当館の建つ天見。そして南海高野線で隣の駅に位置する千早口(ちはやぐち)周辺は、四方を山に囲まれた狭い地域であるにも関わらず、ここを通らねば、大阪・堺方面から高野山に抜ける道はほかになく、古くから交通の要衝として存在し、よって、数多くの伝説を残しています。
千早口駅近くの三叉路に、ぽつりと祀られる地蔵堂。
地蔵を安置する祠の石柱に菊の御紋が刻まれていたことによって、現在も「御所の辻」、「御所の辻地蔵」と呼ばれています。
昔、ある高貴な身分の幼少の姫君が高野参詣の途中、この辻で供廻りの者と一緒に、輿を休めて休憩しているうちに「神隠し」にあったといいます。
供の者が、周辺をいくら探しても姫君は見つからない。姫君はこの地で忽然と姿を消した。
八方手を尽くしても姫君の消息はつかめない。

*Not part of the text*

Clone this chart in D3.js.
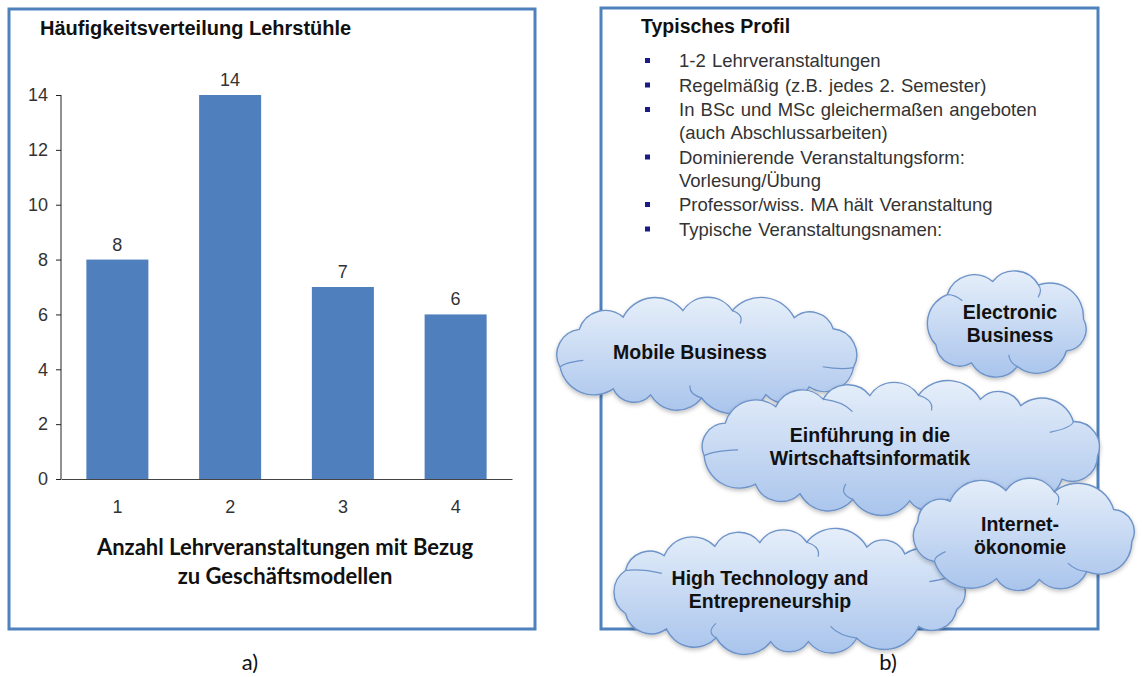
<!DOCTYPE html>
<html>
<head>
<meta charset="utf-8">
<script src="https://cdn.jsdelivr.net/npm/d3@7"></script>
<style>
  body { margin: 0; background: #fff; }
  text { font-family: Arial, "Liberation Sans", sans-serif; }
</style>
</head>
<body>
<div id="chart"></div>
<script>
// data
const categories = ["1", "2", "3", "4"];
const counts = [8, 14, 7, 6];
const yTicks = [0, 2, 4, 6, 8, 10, 12, 14];
const chartTitle = "Häufigkeitsverteilung Lehrstühle";
const xTitleLines = ["Anzahl Lehrveranstaltungen mit Bezug", "zu Geschäftsmodellen"];
const profileTitle = "Typisches Profil";
const profileItems = [
  ["1-2 Lehrveranstaltungen"],
  ["Regelmäßig (z.B.  jedes 2. Semester)"],
  ["In BSc und MSc gleichermaßen angeboten", "(auch Abschlussarbeiten)"],
  ["Dominierende Veranstaltungsform:", "Vorlesung/Übung"],
  ["Professor/wiss. MA hält Veranstaltung"],
  ["Typische Veranstaltungsnamen:"]
];
const courseNames = [
  ["Mobile Business"],
  ["Electronic", "Business"],
  ["Einführung in die", "Wirtschaftsinformatik"],
  ["High Technology and", "Entrepreneurship"],
  ["Internet-", "ökonomie"]
];
const panelLabels = ["a)", "b)"];

// layout of the clouds (ellipse under the bumps + text centre)
const cloudLayout = [
  { cx: 707, cy: 354, rx: 154, ry: 44, tx: 690, ty: 352 },
  { cx: 1005, cy: 324, rx: 79, ry: 43, tx: 1010, ty: 323 },
  { cx: 901, cy: 448, rx: 199, ry: 53, tx: 870, ty: 446 },
  { cx: 788, cy: 592, rx: 180, ry: 50, tx: 770, ty: 589 },
  { cx: 1023, cy: 535, rx: 110, ry: 45, tx: 1020, ty: 535 }
];

const W = 1142, H = 677;
const blue = "#4f81bd";

const svg = d3.select("#chart").append("svg")
  .attr("width", W).attr("height", H);

const defs = svg.append("defs");
const grad = defs.append("linearGradient").attr("id", "cloudFill")
  .attr("x1", 0).attr("y1", 0).attr("x2", 0).attr("y2", 1);
grad.append("stop").attr("offset", "0%").attr("stop-color", "#e6effa");
grad.append("stop").attr("offset", "100%").attr("stop-color", "#a9c4ec");
const shadow = defs.append("filter").attr("id", "shadow")
  .attr("x", "-10%").attr("y", "-10%").attr("width", "120%").attr("height", "130%");
shadow.append("feDropShadow").attr("dx", 0).attr("dy", 2)
  .attr("stdDeviation", 2).attr("flood-color", "#000").attr("flood-opacity", 0.25);

// ---------- panel a) ----------
svg.append("rect").attr("x", 9).attr("y", 9).attr("width", 526).attr("height", 620)
  .attr("fill", "none").attr("stroke", blue).attr("stroke-width", 3);

svg.append("text").attr("x", 40).attr("y", 35)
  .style("font-size", "20px").style("font-weight", "bold").attr("fill", "#111")
  .text(chartTitle);

const x = d3.scaleBand().domain(categories).range([61, 512])
  .paddingInner(0.45).paddingOuter(0.225);
const y = d3.scaleLinear().domain([0, 14]).range([479, 95]);

svg.append("g").selectAll("rect")
  .data(counts)
  .join("rect")
  .attr("x", (d, i) => x(categories[i]))
  .attr("y", d => y(d))
  .attr("width", x.bandwidth())
  .attr("height", d => y(0) - y(d))
  .attr("fill", "#4f7fbd");

svg.append("g").selectAll("text")
  .data(counts)
  .join("text")
  .attr("x", (d, i) => x(categories[i]) + x.bandwidth() / 2)
  .attr("y", d => y(d) - 9)
  .attr("text-anchor", "middle")
  .style("font-size", "18px").attr("fill", "#333")
  .text(d => d);

const yAxis = svg.append("g").attr("transform", "translate(61,0)")
  .call(d3.axisLeft(y).tickValues(yTicks).tickSize(5).tickPadding(8));
yAxis.select(".domain").attr("stroke", "#222").attr("d", `M0,${y(14)}V${y(0)}`);
yAxis.selectAll(".tick line").attr("stroke", "#222");
yAxis.selectAll(".tick text").style("font-size", "18px")
  .style("font-family", "Arial, 'Liberation Sans', sans-serif").attr("fill", "#333");

const xAxis = svg.append("g").attr("transform", `translate(0,${y(0)})`)
  .call(d3.axisBottom(x).tickSize(0).tickPadding(21));
xAxis.select(".domain").attr("stroke", "#444");
xAxis.selectAll(".tick text").style("font-size", "18px")
  .style("font-family", "Arial, 'Liberation Sans', sans-serif").attr("fill", "#333");

svg.append("g").selectAll("text")
  .data(xTitleLines)
  .join("text")
  .attr("x", 285)
  .attr("y", (d, i) => 555 + i * 29)
  .attr("text-anchor", "middle")
  .style("font-family", "Lato, 'Open Sans', sans-serif")
  .style("font-size", "22px").style("font-weight", "bold").attr("fill", "#111")
  .text(d => d);

// ---------- panel b) ----------
svg.append("rect").attr("x", 601).attr("y", 8).attr("width", 497).attr("height", 621)
  .attr("fill", "none").attr("stroke", blue).attr("stroke-width", 3);

svg.append("text").attr("x", 641).attr("y", 33)
  .style("font-size", "19.5px").style("font-weight", "bold").attr("fill", "#111")
  .text(profileTitle);

// bullet list
let yLine = 67;
const lines = [];
profileItems.forEach(item => {
  item.forEach((t, j) => {
    lines.push({ text: t, y: yLine, first: j === 0 });
    yLine += 23;
  });
  yLine += 1.5;
});
const list = svg.append("g");
list.selectAll("rect")
  .data(lines.filter(d => d.first))
  .join("rect")
  .attr("x", 645).attr("y", d => d.y - 9)
  .attr("width", 5).attr("height", 5)
  .attr("fill", "#1b1b86");
list.selectAll("text")
  .data(lines)
  .join("text")
  .attr("x", 679).attr("y", d => d.y)
  .style("font-size", "18.5px").style("word-spacing", "1px").attr("fill", "#333")
  .text(d => d.text);

// cloud outline: bumps spread along the ellipse by arc length
const bumpWeights = [1, 1.3, 0.85, 1.15, 1, 0.9, 1.35, 1.05, 0.8, 1.2, 1.1, 0.95, 1.25, 0.9, 1.1, 1];
function ellipsePoints(c) {
  const n = 720, pts = [], len = [0];
  for (let k = 0; k <= n; k++) {
    const a = -Math.PI * 0.55 + (k / n) * 2 * Math.PI;
    pts.push([c.cx + c.rx * Math.cos(a), c.cy + c.ry * Math.sin(a), a]);
    if (k > 0) len.push(len[k - 1] + Math.hypot(pts[k][0] - pts[k - 1][0], pts[k][1] - pts[k - 1][1]));
  }
  return { pts, len };
}
function bumpPoints(c) {
  const { pts, len } = ellipsePoints(c);
  const total = len[len.length - 1];
  const count = Math.max(8, Math.round(total / 50));
  const w = d3.range(count).map(i => bumpWeights[i % bumpWeights.length]);
  const sum = d3.sum(w);
  const out = [];
  let acc = 0;
  for (let i = 0; i < count; i++) {
    const target = (acc / sum) * total;
    const k = Math.min(pts.length - 1, d3.bisectLeft(len, target));
    out.push(pts[k]);
    acc += w[i];
  }
  return out;
}
function cloudPath(c) {
  const p = bumpPoints(c);
  let s = `M${p[0][0]},${p[0][1]}`;
  for (let i = 0; i < p.length; i++) {
    const a = p[i], b = p[(i + 1) % p.length];
    const r = Math.hypot(b[0] - a[0], b[1] - a[1]) * 0.6;
    s += `A${r},${r} 0 0 1 ${b[0]},${b[1]}`;
  }
  return s + "Z";
}
function creasePath(c) {
  const p = bumpPoints(c);
  let s = "";
  p.forEach((q, i) => {
    if (i % 3 !== 1) return;
    const a = q[2];
    const x1 = c.cx + c.rx * 0.82 * Math.cos(a + 0.1), y1 = c.cy + c.ry * 0.72 * Math.sin(a + 0.1);
    const qx = c.cx + c.rx * 0.95 * Math.cos(a + 0.09), qy = c.cy + c.ry * 0.92 * Math.sin(a + 0.09);
    s += `M${q[0]},${q[1]}Q${qx},${qy} ${x1},${y1}`;
  });
  return s;
}

const clouds = svg.append("g").selectAll("g")
  .data(courseNames)
  .join("g");
clouds.append("path")
  .attr("d", (d, i) => cloudPath(cloudLayout[i]))
  .attr("fill", "url(#cloudFill)")
  .attr("stroke", "#6d93c9").attr("stroke-width", 1.4)
  .attr("filter", "url(#shadow)");
clouds.append("path")
  .attr("d", (d, i) => creasePath(cloudLayout[i]))
  .attr("fill", "none")
  .attr("stroke", "#6d93c9").attr("stroke-width", 1.2);
clouds.each(function (d, i) {
  const c = cloudLayout[i];
  const n = d.length;
  d3.select(this).selectAll("text")
    .data(d)
    .join("text")
    .attr("x", c.tx)
    .attr("y", (t, j) => c.ty + 7 + (j - (n - 1) / 2) * 23)
    .attr("text-anchor", "middle")
    .style("font-size", "19.5px").style("font-weight", "bold").attr("fill", "#111")
    .text(t => t);
});

// panel captions
svg.append("g").selectAll("text")
  .data(panelLabels)
  .join("text")
  .attr("x", (d, i) => [250, 888][i])
  .attr("y", 670)
  .attr("text-anchor", "middle")
  .style("font-family", "Lato, 'Open Sans', sans-serif")
  .style("font-size", "22px").attr("fill", "#111")
  .text(d => d);
</script>
</body>
</html>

やがて、ついに姫君は亡くなったと思われ、悲しむ親族縁者によって供養のための地蔵が祀られた。そして、いつの頃からか「御所の辻」地蔵と呼ばれています。
その地蔵堂の石柱や器物にはすべて菊の御紋が付いていたというから、当時よほどの身分の高い方であろうと伝えられたといいます。
写真に写した石柱は2代目で、近代、地元の人の手によって建替えられています。
現在のものを、よくよく見れば、桐と菊の御紋で、桃山時代、秀吉の正室寧々の菩提寺である高台寺紋のようにも見え、その伝説の起こった時代や背景などにイメージがふくらみます。
おそらく地形もあまり変わっておらず、静まり返った御所の辻に、渓谷のせせらぎの音などを聴けば、本当にミステリアスな場所に思えてきます。